Video games are an amalgam of what we consider to be traditional art. Within video games we see illustration, narrative, sculpture, painting, music, poetry, and all of these things conspire to create a form of art whose output is greater than the individuals parts. It is has never been a question that video games would be in art museum; it was at what point would we see them. And here we are today.
What makes one game more artistic than another? What are the qualities that stand out?
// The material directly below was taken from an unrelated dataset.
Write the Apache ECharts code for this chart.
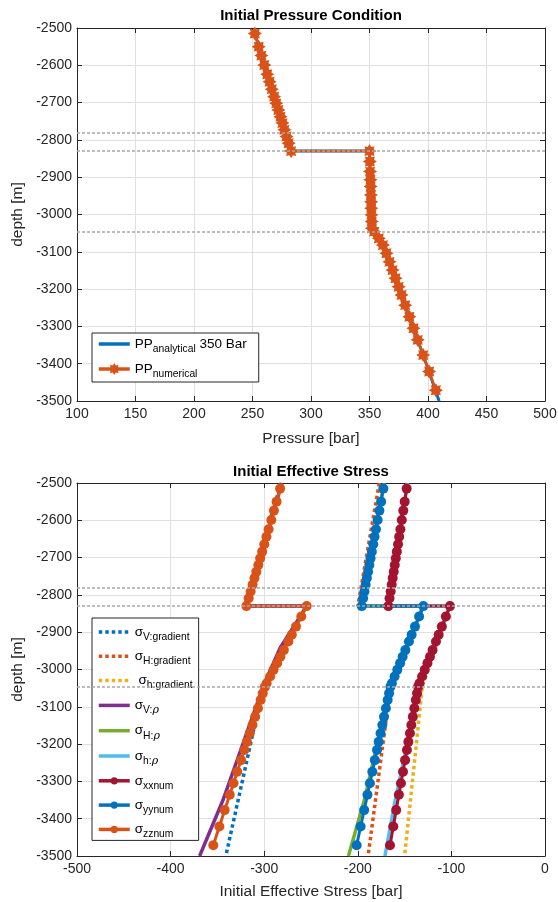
<!DOCTYPE html>
<html><head><meta charset="utf-8">
<script src="https://cdn.jsdelivr.net/npm/echarts@6/dist/echarts.min.js"></script>
<style>html,body{margin:0;padding:0;background:#fff}#c{width:558px;height:902px}</style>
</head><body><div id="c"></div>
<script>
// ---------- DATA ----------
const depthNum = [-2515,-2550,-2574,-2599,-2624,-2644,-2664,-2684,-2702,-2720,-2738,-2755,-2773,-2791,-2809,-2830,
  -2830,-2858,-2885,-2907,-2925,-2948,-2966,-2983,-3001,-3019,-3037,
  -3046,-3064,-3082,-3104,-3127,-3149,-3171,-3194,-3216,-3243,-3274,-3305,-3336,-3377,-3421,-3471];
const ppNumerical = [252.0,255.3,257.6,260.1,262.6,264.6,266.5,268.5,270.3,272.1,273.9,275.6,277.3,279.1,280.9,283.0,
  350.0,350.3,350.5,350.8,351.0,351.2,351.4,351.5,351.7,351.9,352.1,
  354.0,358.0,361.5,364.5,367.1,369.7,372.2,374.9,377.4,380.5,384.1,387.6,391.2,395.9,401.0,406.7];
const depthAnalytical = [-2515,-2830,-2830,-3040,-3046,-3064,-3082,-3104,-3200,-3300,-3400,-3500];
const ppAnalytical = [252.0,283.0,350.0,352.0,354.0,358.0,361.5,364.5,375.5,387.0,398.5,409.5];
const refDepths = [-2780,-2830,-3045];

const sigmaXX = [-147.8,-149.9,-151.4,-153.0,-154.5,-155.8,-157.0,-158.3,-159.4,-160.5,-161.6,-162.7,-163.8,-164.9,-166.1,-167.4,
  -101.5,-105.9,-110.2,-113.6,-116.5,-120.1,-122.9,-125.6,-128.5,-131.3,-134.1,
  -135.5,-136.7,-138.0,-139.6,-141.2,-142.8,-144.3,-146.0,-147.5,-149.5,-151.7,-153.9,-156.1,-159.0,-162.1,-165.6];
const sigmaYY = [-172.7,-175.1,-176.9,-178.8,-180.6,-182.1,-183.5,-185.0,-186.4,-187.7,-189.0,-190.3,-191.6,-192.9,-194.3,-195.8,
  -130.0,-134.5,-138.9,-142.5,-145.4,-149.2,-152.1,-154.8,-157.8,-160.7,-163.6,
  -165.1,-166.6,-168.1,-170.0,-172.0,-173.8,-175.7,-177.7,-179.5,-181.8,-184.5,-187.1,-189.7,-193.2,-197.0,-201.2];
const sigmaZZ = [-283.0,-286.8,-289.6,-292.4,-295.3,-297.6,-299.9,-302.2,-304.3,-306.3,-308.4,-310.4,-312.4,-314.5,-316.6,-319.0,
  -254.6,-260.4,-266.0,-270.5,-274.2,-279.0,-282.7,-286.2,-290.0,-293.7,-297.4,
  -299.1,-301.5,-303.8,-306.7,-309.7,-312.5,-315.4,-318.4,-321.2,-324.7,-328.8,-332.8,-336.8,-342.2,-347.9,-354.4];

const depthGrad = [-2500,-2830,-2830,-3045,-3500];
const sigmaVgrad = [-282,-321,-255,-301,-341];
const sigmaHgrad = [-177,-200,-130,-165,-189];
const sigmahgrad = [-147,-168,-102,-131,-150];

const depthRho = [-2500,-2830,-2830,-2942,-3045,-3350,-3500];
const sigmaVrho = [-281,-319,-254.6,-283,-301,-344,-369];
const sigmaHrho = [-172,-196,-130,-148.2,-165,-193,-210];
const sigmahrho = [-147,-167.4,-101.5,-118.4,-134,-160,-171];

const pressureTicks = {min:100, max:500, interval:50};
const stressTicks = {min:-500, max:0, interval:100};
const depthTicks = {min:-3500, max:-2500, interval:100};

// ---------- CHART ----------
const F = "'Liberation Sans', Arial, Helvetica, sans-serif";
const C = {blue:'#0072BD', orange:'#D95319', yellow:'#EDB120', purple:'#7E2F8E', green:'#77AC30', lblue:'#4DBEEE', red:'#A2142F'};
const pairs = (xs, ys) => xs.map((x, i) => [x, ys[i]]);
const asterisk = 'path://M10,0L6,2.49L7.07,7.07L2.49,6L0,10L-2.49,6L-7.07,7.07L-6,2.49L-10,0L-6,-2.49L-7.07,-7.07L-2.49,-6L0,-10L2.49,-6L7.07,-7.07L6,-2.49Z';
const AX = '#262626';
const plain = v => String(v);

function xAx(grid, t, pos, name, gap) {
  const main = pos === 'bottom';
  return {gridIndex:grid, type:'value', position:pos, min:t.min, max:t.max, interval:t.interval,
    name: main ? name : '', nameLocation:'middle', nameGap:gap,
    nameTextStyle:{fontSize:15.5, color:AX, fontFamily:F},
    axisLine:{show:true, onZero:false, lineStyle:{color:AX, width:1}},
    axisTick:{show:true, inside:true, length:5, lineStyle:{color:AX}},
    axisLabel:{show:main, fontSize:14, color:AX, fontFamily:F, margin:6, formatter:plain},
    splitLine:{show:main, lineStyle:{color:'#e0e0e0', width:1}}};
}
function yAx(grid, pos) {
  const main = pos === 'left';
  return {gridIndex:grid, type:'value', position:pos, min:depthTicks.min, max:depthTicks.max, interval:depthTicks.interval,
    name: main ? 'depth [m]' : '', nameLocation:'middle', nameGap:43, nameRotate:90,
    nameTextStyle:{fontSize:15.5, color:AX, fontFamily:F},
    axisLine:{show:true, onZero:false, lineStyle:{color:AX, width:1}},
    axisTick:{show:true, inside:true, length:5, lineStyle:{color:AX}},
    axisLabel:{show:main, fontSize:14, color:AX, fontFamily:F, margin:5, formatter:plain},
    splitLine:{show:main, lineStyle:{color:'#e0e0e0', width:1}}};
}

const refMark = {silent:true, symbol:'none', label:{show:false}, z:10,
  lineStyle:{color:'#a8a8a8', type:[3,2], width:1.6},
  data: refDepths.map(d => ({yAxis:d}))};

const labels = {
  'PP analytical':'{m|PP}{sub|analytical}{m| 350 Bar}',
  'PP numerical':'{m|PP}{sub|numerical}',
  'sV gradient':'{s|σ}{sub|V:gradient}',
  'sH gradient':'{s|σ}{sub|H:gradient}',
  'sh gradient':'{s| σ}{sub|h:gradient}',
  'sV rho':'{s|σ}{sub|V:}{rho|ρ}',
  'sH rho':'{s|σ}{sub|H:}{rho|ρ}',
  'sh rho':'{s|σ}{sub|h:}{rho|ρ}',
  'sxx num':'{s|σ}{sub|xxnum}',
  'syy num':'{s|σ}{sub|yynum}',
  'szz num':'{s|σ}{sub|zznum}'
};
const rich = {
  m:{fontSize:13.5, lineHeight:14, verticalAlign:'top', fontFamily:F, color:'#000'},
  s:{fontSize:13.5, lineHeight:14, verticalAlign:'top', fontFamily:F, color:'#000'},
  sub:{fontSize:10.3, lineHeight:10, padding:[10,0,0,0], fontFamily:F, color:'#000'},
  rho:{fontSize:11, lineHeight:10, padding:[10,0,0,0], fontFamily:"'DejaVu Serif', serif", fontStyle:'italic', color:'#000'}
};
function legend(data, top, gap, itemH, pad) {
  return {data, orient:'vertical', left:92, top, padding:pad, itemGap:gap, itemWidth:31, itemHeight:itemH,
    borderColor:AX, borderWidth:1, backgroundColor:'#fff', borderRadius:0, selectedMode:false,
    lineStyle:{width:3.5}, formatter: n => labels[n],
    textStyle:{fontFamily:F, fontSize:13.5, color:'#000', rich}};
}

// line-only series: symbol kept invisible so the legend shows a bare line
function plainLine(name, xs, ys, color, width, type, xi) {
  return {name, type:'line', xAxisIndex:xi, yAxisIndex:xi, data:pairs(xs, ys), symbol:'circle', showSymbol:false,
    lineStyle:{color, width, type}, itemStyle:{color, opacity:0}};
}
function numer(name, xs, color, extra) {
  return Object.assign({name, type:'line', xAxisIndex:1, yAxisIndex:1, data:pairs(xs, depthNum), symbol:'circle', symbolSize:10,
    showSymbol:true, showAllSymbol:true, lineStyle:{color, width:3}, itemStyle:{color}}, extra || {});
}
const DOT = [3.5,3];

const option = {
  animation:false,
  backgroundColor:'#fff',
  textStyle:{fontFamily:F},
  grid:[
    {left:77, top:28, width:468, height:373, outerBoundsMode:'none', containLabel:false},
    {left:77, top:483, width:468, height:373, outerBoundsMode:'none', containLabel:false}
  ],
  xAxis:[
    xAx(0, pressureTicks, 'bottom', 'Pressure [bar]', 30),
    xAx(1, stressTicks, 'bottom', 'Initial Effective Stress [bar]', 28),
    xAx(0, pressureTicks, 'top'),
    xAx(1, stressTicks, 'top')
  ],
  yAxis:[yAx(0,'left'), yAx(1,'left'), yAx(0,'right'), yAx(1,'right')],
  legend:[
    legend(['PP analytical','PP numerical'], 333, 5, 15, [1,12,3,5]),
    legend(['sV gradient','sH gradient','sh gradient','sV rho','sH rho','sh rho','sxx num','syy num','szz num'], 618, 4.3, 9, [4,6,1,5])
  ],
  graphic:[
    {type:'text', x:311, y:16, style:{text:'Initial Pressure Condition', font:'bold 15px '+F, fill:'#000', align:'center', verticalAlign:'middle'}},
    {type:'text', x:311, y:472, style:{text:'Initial Effective Stress', font:'bold 15px '+F, fill:'#000', align:'center', verticalAlign:'middle'}}
  ],
  series:[
    plainLine('PP analytical', ppAnalytical, depthAnalytical, C.blue, 3, 'solid', 0),
    {name:'PP numerical', type:'line', xAxisIndex:0, yAxisIndex:0, data:pairs(ppNumerical, depthNum), symbol:asterisk, symbolSize:14,
      showSymbol:true, showAllSymbol:true, lineStyle:{color:C.orange, width:2.5}, itemStyle:{color:C.orange}, markLine:refMark},
    plainLine('sV gradient', sigmaVgrad, depthGrad, C.blue, 3.5, DOT, 1),
    plainLine('sH gradient', sigmaHgrad, depthGrad, C.orange, 3.5, DOT, 1),
    plainLine('sh gradient', sigmahgrad, depthGrad, C.yellow, 3.5, DOT, 1),
    plainLine('sV rho', sigmaVrho, depthRho, C.purple, 3.5, 'solid', 1),
    plainLine('sH rho', sigmaHrho, depthRho, C.green, 3.5, 'solid', 1),
    plainLine('sh rho', sigmahrho, depthRho, C.lblue, 3.5, 'solid', 1),
    numer('sxx num', sigmaXX, C.red),
    numer('syy num', sigmaYY, C.blue),
    numer('szz num', sigmaZZ, C.orange, {markLine:refMark})
  ]
};
const chart = echarts.init(document.getElementById('c'), null, {renderer:'canvas'});
chart.setOption(option);
</script></body></html>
In my opinion, the term art is a very subjective term. It means something very different to anyone that tries to apply it to works of beauty and in their life. My definition is quite serviceable for myself, which is quite simply to say if you can discover an author's intent in the work that you are observing and find personal resonance with that message, then it transcends the medium to become art. So it's very difficult to say which games are art, which games are not art. It will be different for everyone that observes it. This exhibition does not attempt to draw a line in the sand and say video games are art. I leave that for you to decide whether or not you believe video games to be art in your life.
Commentary: 5 good reasons why it doesn't matter if video games are art
Hilary Goldstein, Gamesbeat blog, 4/29/12
1. Art is bullshit. Art is often defined for the consumer, not by the consumer. Which means most art is manufactured. It's bullshit. It's the industries themselves and the media making those decisions for the populace. We risk that same level of corruption of integrity if we stress that games must meet similar artistic standards that we see in museums, in theaters, and in novels.
2. Games go beyond "art." Gamers worry that if what they play isn't recognized as an art form, it loses validity. That's a very limited view of what video games offer. Emotions are elicited in a whole new way with games so that even something as basic as Pong can cause a more visceral reaction than just about anything shown at MoMA. Don't confine a whole new way to experience and think about the world to old concepts. Games are something new, something different.
3. Sports don't need to be art. Sports thrill us, engage us, dominate our lives, and connect us as a society. It's not art by any traditional definition, but that doesn't make it any less valid of a way to spend a Sunday. It's different, right? Well, so are games. They entertain, inform, move us in unique ways -- but they are something different than what we've usually labeled as works of art.
4. For the people. Games are for the working class. Yes, fat cats can enjoy games, too, but the core of gaming is designed for people who work hard, don't make a ton of cash, and need to disappear from the world for a little while at the end of the day. Games are ours, not theirs. Being labeled as "art" takes away some of the subculture of gaming that is still vital to its long-term survival.
5. Who cares? If games were recognized as being equal to an Oscar winner or the National Book of the Year, would you experience them differently? At the end of the day, it doesn't matter what anyone else thinks about games. It doesn't matter how others categorize games. What matters is how you experience, enjoy, and share games with others in the gaming community.